The Skills That Matter Most
Traditional jobs tend to reward specialization – becoming excellent at one thing. Gig work favors versatility – being good enough at several things. The corporate lawyer spends years mastering case law. The gig worker might combine legal research, copywriting, and mediation skills across different platforms.
This creates divergent career paths. In traditional employment, you climb. In gig work, you expand. Neither is inherently better, but they reward different mindsets. The specialist digs deeper. The generalist casts wider nets.
The Social Dimension
We underestimate how much traditional jobs provide social structure. Work friendships. Holiday parties. The simple rhythm of seeing the same people daily. Gig workers must consciously build this for themselves through co-working spaces, professional groups, or online communities.
Conversely, office workers often chafe under forced socialization – the mandatory team-building exercises, the expectation to attend after-work events. Many gig workers relish the freedom from office politics and workplace drama.
Hybrid Solutions Emerging
The smartest workers are creating custom blends. The accountant who works four days at a firm and does freelance consulting on the side. The teacher who summers as a tour guide. These hybrids offer the best of both worlds – stability plus flexibility.
Companies are adapting too. Some now offer “gig-like” arrangements with core benefits but flexible schedules. Professional associations are creating portable benefit systems for independent workers. The future belongs to those who can navigate both models.
Making Your Choice
Ask yourself these questions:
- How do you handle uncertainty? Can you budget with variable income?
- What benefits are deal-breakers? Health insurance? Retirement plans?
- Do you crave structured collaboration or independent work?
- How important is career progression to you?

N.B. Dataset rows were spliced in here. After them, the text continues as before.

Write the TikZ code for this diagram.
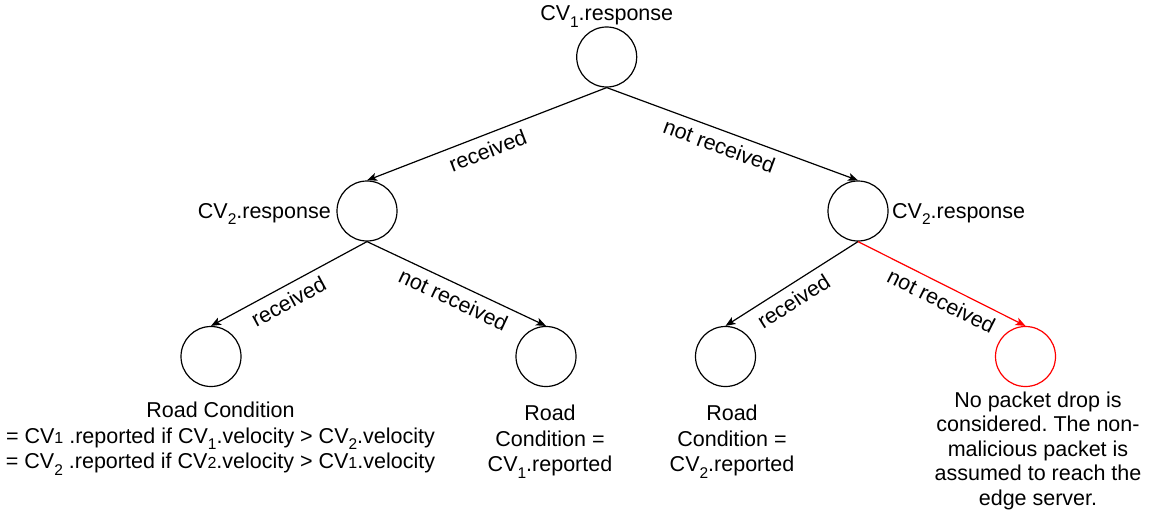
\documentclass[tikz,border=0pt]{standalone}
\usepackage{fontspec}
\setmainfont{Liberation Sans}
\usetikzlibrary{arrows.meta}
\definecolor{alertred}{RGB}{255,0,0}
\frenchspacing
% lowered subscript and small baseline digit
\newcommand\lsub[1]{\raisebox{-0.28em}{\fontsize{15.5}{15.5}\selectfont #1}}
\newcommand\sdig[1]{{\fontsize{16}{16}\selectfont #1}}
\begin{document}
\begin{tikzpicture}[x=1pt,y=-1pt,
  state/.style={circle,draw,line width=1.2pt,minimum size=60pt,inner sep=0pt},
  txt/.style={font=\fontsize{21.5}{25.8}\selectfont,inner sep=0pt},
  link/.style={line width=1.2pt,-{Stealth[length=10pt,width=8pt,inset=2.5pt]}},
  lbl/.style={font=\fontsize{21.5}{25.8}\selectfont,pos=0.52,sloped,below,inner sep=7pt}]
\useasboundingbox (0,0) rectangle (1153,516);

% decision states
\node[state] (root) at (606.7,57) {};
\node[state] (lm) at (367,211) {};
\node[state] (rm) at (858,211) {};
\node[state] (ll) at (211,356.5) {};
\node[state] (lr) at (546,356.5) {};
\node[state] (rl) at (725.5,356.5) {};
\node[state,draw=alertred] (rr) at (1025.5,356.5) {};

% state names
\node[txt,anchor=base] (rootname) at (606.7,21) {CV\lsub{1}.response};
\node[txt,anchor=base east] (lmname) at (331,218) {CV\lsub{2}.response};
\node[txt,anchor=base west] (rmname) at (892,218) {CV\lsub{2}.response};

% branches
\draw[link] (root.south) -- node[lbl] {received} (lm.north);
\draw[link] (root.south) -- node[lbl,pos=0.47] {not received} (rm.north);
\draw[link] (lm.south) -- node[lbl,pos=0.55] {received} (ll.north);
\draw[link] (lm.south) -- node[lbl] {not received} (lr.north);
\draw[link] (rm.south) -- node[lbl,pos=0.55] {received} (rl.north);
\draw[link,draw=alertred,fill=alertred] (rm.south) -- node[lbl,pos=0.54,text=black] {not received} (rr.north);

% outcomes
\node[txt,anchor=north,align=center] (llout) at (220.5,401.6)
  {Road Condition\\
   = CV\sdig{1} .reported if CV\lsub{1}.velocity > CV\lsub{2}.velocity\\
   = CV\lsub{2} .reported if CV\sdig{2}.velocity > CV\sdig{1}.velocity};
\node[txt,anchor=north,align=center] (lrout) at (550,404.6)
  {Road\\Condition =\\CV\lsub{1}.reported};
\node[txt,anchor=north,align=center] (rlout) at (732,404.6)
  {Road\\Condition =\\CV\lsub{2}.reported};
\node[txt,anchor=north,align=center,font=\fontsize{21.5}{24.5}\selectfont] (rrout) at (1038,391.6)
  {No packet drop is\\considered. The non-\\malicious packet is\\assumed to reach the\\edge server.};
\end{tikzpicture}
\end{document}
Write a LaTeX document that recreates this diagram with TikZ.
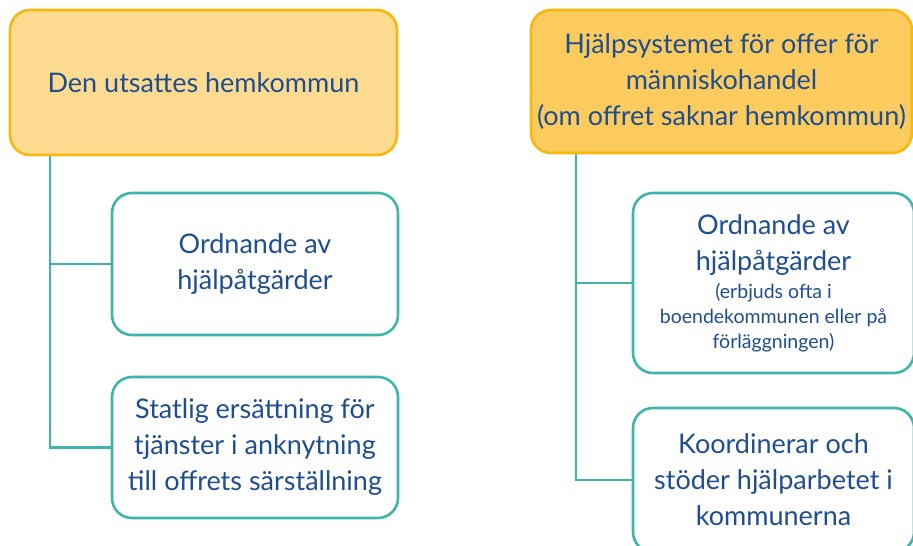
\documentclass[tikz,border=0pt]{standalone}
\usepackage{fontspec}
\setmainfont{Lato}
\usetikzlibrary{positioning}

\definecolor{headfill}{HTML}{FCDA8F}
\definecolor{headfilldark}{HTML}{FBCB5E}
\definecolor{headline}{HTML}{F6B80E}
\definecolor{teal}{HTML}{3DB5A8}
\definecolor{navy}{HTML}{1F4E8F}

\newcommand{\notesize}{\fontsize{19.5}{25}\selectfont}

\tikzset{
  head/.style={draw=headline, fill=headfill, line width=2.6pt, rounded corners=20pt,
    text=navy, align=center, inner sep=0pt, font=\fontsize{27}{36}\selectfont},
  task/.style={draw=teal, fill=white, line width=2.6pt, rounded corners=20pt,
    text=navy, align=center, inner sep=0pt, font=\fontsize{27}{36}\selectfont},
  link/.style={draw=teal, line width=2.6pt}
}

\begin{document}
\begin{tikzpicture}[x=1pt, y=-1pt]
      \useasboundingbox (0,0) rectangle (913,546);
      \clip (0,0) rectangle (913,546);
      % Define nodes
      \node[head, minimum width=387pt, minimum height=145pt] (hemkommun) at (203.5,82.5) {Den utsattes hemkommun};
      \node[task, minimum width=286pt, minimum height=142pt] (lordna) at (255,264) {Ordnande av\\hjälpåtgärder};
      \node[task, minimum width=286pt, minimum height=141pt] (lstat) at (255,447.5) {Statlig ersättning för\\tjänster i anknytning\\till offrets särställning};
      \node[head, fill=headfilldark, minimum width=381pt, minimum height=143pt] (hjalp) at (721.5,81.5) {Hjälpsystemet för offer för\\människohandel\\(om offret saknar hemkommun)};
      \node[task, minimum width=281pt, minimum height=180pt] (rordna) at (773.5,283) {Ordnande av\\hjälpåtgärder\\[-8pt]\notesize (erbjuds ofta i\\[-11pt]\notesize boendekommunen eller på\\[-11pt]\notesize förläggningen)};
      \node[task, minimum width=281pt, minimum height=144pt] (rkoord) at (773.5,480) {Koordinerar och\\stöder hjälparbetet i\\kommunerna};
      % Connect nodes
      \draw[link] ([xshift=-153.5pt]hemkommun.south) |- (lordna.west);
      \draw[link] ([xshift=-153.5pt]hemkommun.south) |- (lstat.west);
      \draw[link] ([xshift=-145.5pt]hjalp.south) |- (rordna.west);
      \draw[link] ([xshift=-145.5pt]hjalp.south) |- (rkoord.west);
    \end{tikzpicture}
\end{document}
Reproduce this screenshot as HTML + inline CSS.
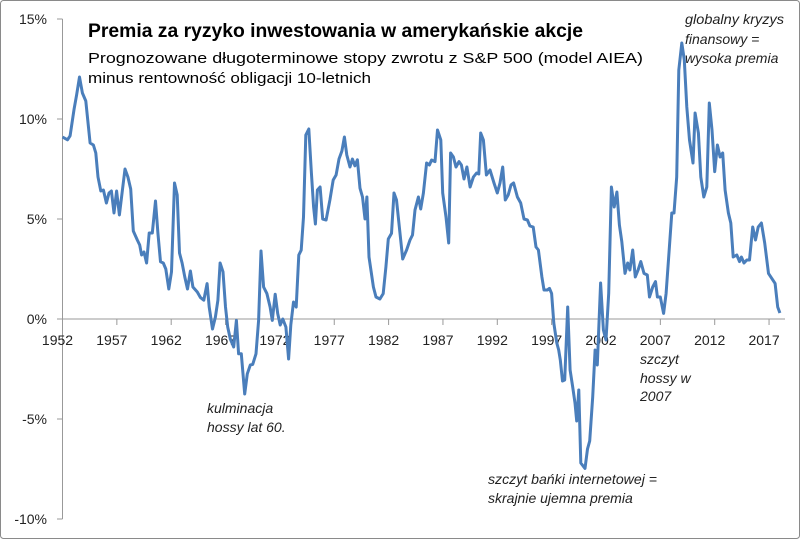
<!DOCTYPE html>
<html><head><meta charset="utf-8"><style>
html,body{margin:0;padding:0;background:#fff;}
svg{display:block;font-family:"Liberation Sans",sans-serif;}
</style></head><body>
<svg width="800" height="539" viewBox="0 0 800 539">
<rect x="0.5" y="0.5" width="799" height="538" rx="3" fill="#fff" stroke="#8a8a8a"/>
<g id="axes"></g>
<path id="line" fill="none" stroke="#4a7ebb" stroke-width="3" stroke-linejoin="round"/>
<text x="88" y="37" font-size="19" font-weight="bold" textLength="495" lengthAdjust="spacingAndGlyphs">Premia za ryzyko inwestowania w amerykańskie akcje</text>
<text x="88" y="63" font-size="15" textLength="555" lengthAdjust="spacingAndGlyphs">Prognozowane długoterminowe stopy zwrotu z S&amp;P 500 (model  AIEA)</text>
<text x="88" y="83" font-size="15" textLength="283" lengthAdjust="spacingAndGlyphs">minus rentowność obligacji 10-letnich</text>
<g font-size="14" font-style="italic" fill="#222">
<text><tspan x="685" y="24" textLength="99" lengthAdjust="spacingAndGlyphs">globalny kryzys</tspan><tspan x="685" y="44">finansowy =</tspan><tspan x="685" y="63">wysoka premia</tspan></text>
<text><tspan x="640" y="364">szczyt</tspan><tspan x="640" y="383">hossy w</tspan><tspan x="640" y="401">2007</tspan></text>
<text><tspan x="207" y="413">kulminacja</tspan><tspan x="207" y="432">hossy lat 60.</tspan></text>
<text><tspan x="488" y="484" textLength="169" lengthAdjust="spacingAndGlyphs">szczyt bańki internetowej =</tspan><tspan x="488" y="503">skrajnie ujemna premia</tspan></text>
</g>
</svg>
<script>
const years=[1952,1952.46,1952.7,1953.07,1953.3,1953.56,1953.83,1954.14,1954.54,1954.84,1955.06,1955.27,1955.52,1955.76,1956.04,1956.28,1956.5,1956.74,1956.98,1957.23,1957.5,1957.75,1958.02,1958.27,1958.51,1958.88,1959.1,1959.28,1959.5,1959.74,1959.98,1960.26,1960.56,1960.78,1961.02,1961.27,1961.5,1961.78,1962.03,1962.3,1962.55,1962.76,1963.0,1963.25,1963.5,1963.77,1964.0,1964.4,1964.7,1965.0,1965.3,1965.5,1965.8,1966.07,1966.3,1966.5,1966.77,1967.0,1967.2,1967.44,1967.75,1968.0,1968.2,1968.45,1968.76,1969.0,1969.28,1969.5,1969.8,1970.04,1970.26,1970.5,1970.8,1971.1,1971.3,1971.57,1971.8,1972.03,1972.27,1972.55,1972.8,1973.0,1973.25,1973.5,1973.74,1973.96,1974.17,1974.38,1974.66,1974.9,1975.1,1975.27,1975.45,1975.7,1975.94,1976.25,1976.6,1976.9,1977.17,1977.44,1977.7,1977.93,1978.15,1978.45,1978.67,1978.9,1979.13,1979.37,1979.6,1979.83,1980.0,1980.2,1980.6,1980.84,1981.2,1981.5,1981.75,1981.97,1982.27,1982.5,1982.73,1983.3,1983.66,1983.97,1984.2,1984.43,1984.74,1984.95,1985.2,1985.5,1985.75,1985.96,1986.27,1986.5,1986.8,1986.98,1987.28,1987.53,1987.7,1987.96,1988.2,1988.48,1988.7,1988.94,1989.2,1989.5,1989.8,1990.1,1990.3,1990.47,1990.72,1991.0,1991.33,1991.7,1992.0,1992.25,1992.5,1992.74,1993.0,1993.26,1993.5,1993.85,1994.15,1994.46,1994.77,1995.0,1995.3,1995.56,1995.78,1996.1,1996.3,1996.6,1996.8,1997.0,1997.2,1997.47,1997.65,1997.8,1998.0,1998.2,1998.48,1998.7,1998.94,1999.15,1999.3,1999.5,1999.68,2000.07,2000.3,2000.5,2000.78,2001.0,2001.2,2001.5,2001.76,2002.0,2002.25,2002.5,2002.75,2003.0,2003.23,2003.45,2003.75,2004.0,2004.2,2004.46,2004.7,2004.95,2005.2,2005.5,2005.8,2006.0,2006.3,2006.55,2006.73,2007.0,2007.3,2007.53,2007.83,2008.05,2008.26,2008.5,2008.7,2008.97,2009.2,2009.43,2009.68,2010.0,2010.2,2010.5,2010.72,2011.0,2011.27,2011.5,2011.75,2012.0,2012.25,2012.5,2012.74,2012.96,2013.26,2013.48,2013.7,2014.03,2014.28,2014.46,2014.7,2014.95,2015.2,2015.5,2015.75,2016.0,2016.3,2016.6,2016.95,2017.25,2017.56,2017.8,2018.0];
const premium=[9.1,8.96,9.16,10.5,11.2,12.1,11.3,10.9,8.8,8.7,8.3,7.1,6.4,6.45,5.8,6.3,6.4,5.3,6.4,5.2,6.4,7.5,7.1,6.5,4.4,3.95,3.7,3.2,3.35,2.8,4.3,4.3,5.9,4.3,2.86,2.8,2.5,1.5,2.36,6.8,6.2,3.3,2.8,2.1,1.5,2.4,1.6,1.35,1.07,0.94,1.77,0.6,-0.5,0.1,0.94,2.8,2.36,0.6,-0.4,-1.0,-1.4,-0.07,-1.74,-1.74,-3.75,-2.74,-2.3,-2.27,-1.74,-0.07,3.4,1.6,1.27,0.6,-0.07,1.24,0.27,-0.3,0.0,-0.4,-2.0,-0.3,0.85,0.6,3.2,3.44,5.1,9.2,9.5,7.3,5.6,4.75,6.45,6.6,5.0,4.95,5.95,6.95,7.2,8.0,8.4,9.1,8.2,7.6,8.0,7.66,7.96,6.54,6.1,5.0,6.1,3.1,1.6,1.1,1.0,1.27,2.6,4.0,4.28,6.3,5.95,3.0,3.45,3.95,4.2,5.45,6.1,5.5,6.3,7.8,7.7,7.95,7.87,9.45,8.95,6.3,5.1,3.8,8.3,8.1,7.6,7.87,7.7,7.0,7.6,6.6,7.1,7.3,7.25,9.3,8.95,7.2,7.45,6.8,6.3,6.8,7.6,5.95,6.2,6.7,6.8,6.1,5.8,5.0,4.95,4.65,4.6,3.6,3.45,2.1,1.45,1.45,1.53,1.28,-0.2,-1.2,-1.55,-2.05,-3.1,-3.05,0.6,-2.55,-3.4,-4.2,-5.1,-3.55,-7.2,-7.47,-6.5,-6.1,-3.9,-1.55,-2.3,1.8,-0.55,-1.05,1.28,6.6,5.6,6.35,4.7,3.87,2.28,2.8,2.45,3.45,2.1,2.45,2.87,2.28,2.2,1.1,1.6,1.87,1.1,1.1,0.28,1.28,3.6,5.3,5.3,7.1,12.45,13.8,12.95,10.6,8.95,7.8,10.3,9.3,7.1,6.1,6.6,10.8,9.45,7.37,8.7,8.1,8.3,6.45,5.3,4.8,3.1,3.2,2.87,3.1,2.8,2.95,2.95,4.6,3.95,4.6,4.8,3.8,2.28,2.03,1.78,0.6,0.3];
const yTicks=[15,10,5,0,-5,-10];
const xTicks=[1952,1957,1962,1967,1972,1977,1982,1987,1992,1997,2002,2007,2012,2017];
const X=y=>62.5+(y-1952)*10.87;
const Y=v=>319-v*20;
const NS="http://www.w3.org/2000/svg";
const axes=document.getElementById('axes');
function mk(t,a){const e=document.createElementNS(NS,t);for(const k in a)e.setAttribute(k,a[k]);axes.appendChild(e);return e;}
const ya=mk('line',{x1:62.5,y1:Y(15),x2:62.5,y2:Y(-10),stroke:'#999'});


yTicks.forEach(v=>{
  const t=mk('line',{x1:57,y1:Y(v),x2:62.5,y2:Y(v),stroke:'#999'});
  
  
  const l=mk('text',{x:47,y:Y(v)+5,'font-size':14,'text-anchor':'end',fill:'#222'});
  l.textContent=v+'%';
  
  
});
const xa=mk('line',{x1:62.5,y1:Y(0),x2:785,y2:Y(0),stroke:'#999'});


xTicks.forEach(yr=>{
  const t=mk('line',{x1:X(yr),y1:Y(0),x2:X(yr),y2:Y(0)+6,stroke:'#999'});
  
  
  const l=mk('text',{x:X(yr)-5,y:Y(0)+26,'font-size':14,'text-anchor':'middle',fill:'#222'});
  l.textContent=yr;
  
  
});
document.getElementById('line').setAttribute('d',years.map((y,i)=>(i?'L':'M')+X(y).toFixed(1)+','+Y(premium[i]).toFixed(1)).join(''));
</script>
</body></html>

- Can you handle the administrative load of self-employment?
There’s no universal right answer. I’ve seen miserable corporate lawyers and struggling freelancers. I’ve also seen contented office workers and thriving gig entrepreneurs. The key is understanding which model fits your personality, skills, and life circumstances.
The Future of Work
The lines will continue blurring. Traditional jobs are adopting gig-like flexibility. Gig platforms are adding stability features. Workers who understand both systems will have the most options.
Your ideal work arrangement might not exist yet. The most successful workers will be those who can adapt – taking the security of traditional work when needed, the freedom of gig work when possible, and inventing new combinations when necessary.
The revolution isn’t coming – it’s here. The question isn’t which model is better, but which better serves your life right now. And that answer may change next year, or next decade. The only wrong choice is pretending the decision doesn’t matter.